# [ solved ] Gnome 3 unscharfe / Grafik laggt und hängt

## xtrace

Hi,

ich habe Probleme mit meinem Gnome 3.

die Schrift it teilweise dermaßen unscharf, dass man nur noch erahnen kann, was letztlich auf dem Bildschirm steht.

Wenn ich die Maus bewege, ändert sich das und man kann sie besser lesen. Allerdings nicht scharf. Es bleibt verschwommen.

Das Problem habe ich nur mit Gnome. LXDE, KDE und restliche funktionieren problemlos.

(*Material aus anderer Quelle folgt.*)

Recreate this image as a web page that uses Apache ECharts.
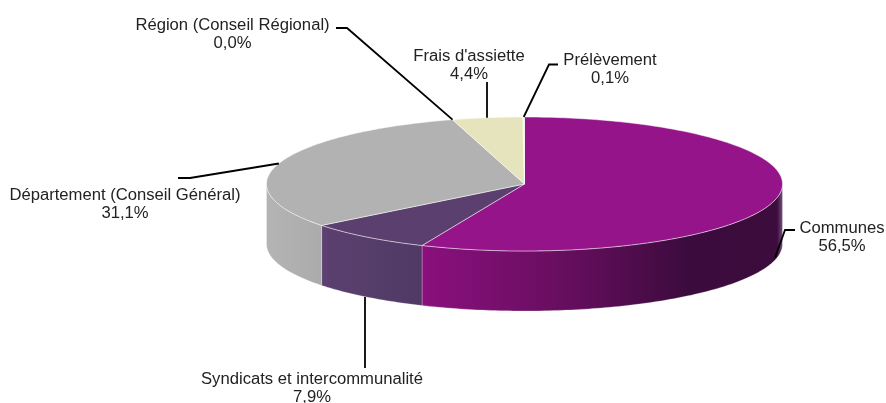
<!DOCTYPE html>
<html>
<head>
<meta charset="utf-8">
<style>
  html, body { margin: 0; padding: 0; background: #fff; }
  #chart { width: 886px; height: 403px; }
</style>
</head>
<body>
<div id="chart"></div>
<script src="https://cdn.jsdelivr.net/npm/echarts@6/dist/echarts.min.js"></script>
<script>
const categories = ['Communes', 'Syndicats et intercommunalité', 'Département (Conseil Général)', 'Région (Conseil Régional)', "Frais d'assiette", 'Prélèvement']
const values = [56.5, 7.9, 31.1, 0.0, 4.4, 0.1]

// pie geometry, tilted disc
const cx = 524.5
const cy = 184
const rx = 258
const ry = 67
const depth = 60

const topColors = ['#95148A', '#5B3F6E', '#B2B2B2', '#B2B2B2', '#E5E4BD', '#F3F0DC']
// wall gradients run left to right
const wallStops = [
  [[0, '#8A107E'], [0.4, '#660E5E'], [0.75, '#3A0B3C'], [0.985, '#3C0C3C'], [1, '#74507A']],
  [[0, '#5B4070'], [1, '#503A64']],
  [[0, '#B4B4B4'], [1, '#ABABAB']]
]

// label centre and the elbow of each leader line
const labelLayout = [
  { x: 842, y: 229, elbow: [[785, 230], [795, 230]], onWall: true, snapX: 775 },
  { x: 312, y: 380, elbow: [[365, 368]], onWall: true, snapX: 365 },
  { x: 125, y: 196, elbow: [[190, 178], [178, 178]] },
  { x: 232.5, y: 26, elbow: [[347, 28], [336, 28]] },
  { x: 469, y: 57, elbow: [[487, 82]], snapX: 487 },
  { x: 610, y: 61, elbow: [[549, 64.5], [558, 64.5]] }
]

const total = values.reduce((a, b) => a + b, 0)
let acc = 0
const slices = values.map((v) => {
  const start = acc / total * 360
  acc += v
  return { start, end: acc / total * 360 }
})

// angle in degrees, clockwise from 12 o'clock
function pt(deg, dy) {
  const a = deg * Math.PI / 180
  return [cx + rx * Math.sin(a), cy - ry * Math.cos(a) + (dy || 0)]
}

function arc(from, to, dy) {
  const pts = []
  const n = Math.max(1, Math.ceil(to - from))
  for (let i = 0; i <= n; i++) {
    pts.push(pt(from + (to - from) * i / n, dy))
  }
  return pts
}

function renderWall(params) {
  const i = params.dataIndex
  const from = Math.max(slices[i].start, 90)
  const to = Math.min(slices[i].end, 270)
  if (to <= from || !wallStops[i]) return null
  const top = arc(from, to, 0)
  const bottom = arc(from, to, depth).reverse()
  const xs = top.map((p) => p[0])
  const stops = wallStops[i].map((s) => ({ offset: s[0], color: s[1] }))
  return {
    type: 'polygon',
    shape: { points: top.concat(bottom) },
    style: {
      fill: new echarts.graphic.LinearGradient(Math.min(...xs), 0, Math.max(...xs), 0, stops, true),
      stroke: 'rgba(255,255,255,0.25)',
      lineWidth: 1
    }
  }
}

function renderTop(params) {
  const i = params.dataIndex
  if (slices[i].end <= slices[i].start) return null
  return {
    type: 'polygon',
    shape: { points: [[cx, cy]].concat(arc(slices[i].start, slices[i].end, 0)) },
    style: {
      fill: topColors[i],
      stroke: 'rgba(255,255,255,0.5)',
      lineWidth: 1
    }
  }
}

function renderLabel(params) {
  const i = params.dataIndex
  const l = labelLayout[i]
  const mid = (slices[i].start + slices[i].end) / 2
  const anchor = pt(mid, l.onWall ? depth : 0)
  if (l.snapX) anchor[0] = l.snapX
  return {
    type: 'group',
    children: [
      {
        type: 'polyline',
        shape: { points: [anchor].concat(l.elbow) },
        style: { stroke: '#000', lineWidth: 1.8, fill: 'none' }
      },
      {
        type: 'text',
        x: l.x,
        y: l.y - 9,
        scaleX: 1.04,
        style: {
          x: 0,
          y: 0,
          text: categories[i] + '\n' + values[i].toFixed(1).replace('.', ',') + '%',
          align: 'center',
          verticalAlign: 'top',
          lineHeight: 18,
          fontFamily: '"Liberation Sans", Arial, sans-serif',
          fontSize: 16,
          fill: '#222'
        }
      }
    ]
  }
}

const chart = echarts.init(document.getElementById('chart'))
const rows = categories.map((c, i) => [i, values[i]])
chart.setOption({
  animation: false,
  backgroundColor: '#fff',
  series: [
    { type: 'custom', coordinateSystem: 'none', data: rows, renderItem: renderWall, silent: true, z: 1 },
    { type: 'custom', coordinateSystem: 'none', data: rows, renderItem: renderTop, silent: true, z: 2 },
    { type: 'custom', coordinateSystem: 'none', data: rows, renderItem: renderLabel, silent: true, z: 3 }
  ]
})
window.onresize = () => {
  chart.resize()
}
</script>
</body>
</html>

Ich habe bereits einiges versucht:

- Hinting aktiviert und auch deaktiviert. 

- Auflösung geändert

- anderen NVIDIA Treiber versucht

- Schriftarten gewechselt

- Schrifgröße geändert

Alles ohne Erfolg.

Das Problem tritt unter Gnome Programmunabhänig auf. Also: Innerhalb von Dashboard, Konsole, Firefox, Tastbar etc.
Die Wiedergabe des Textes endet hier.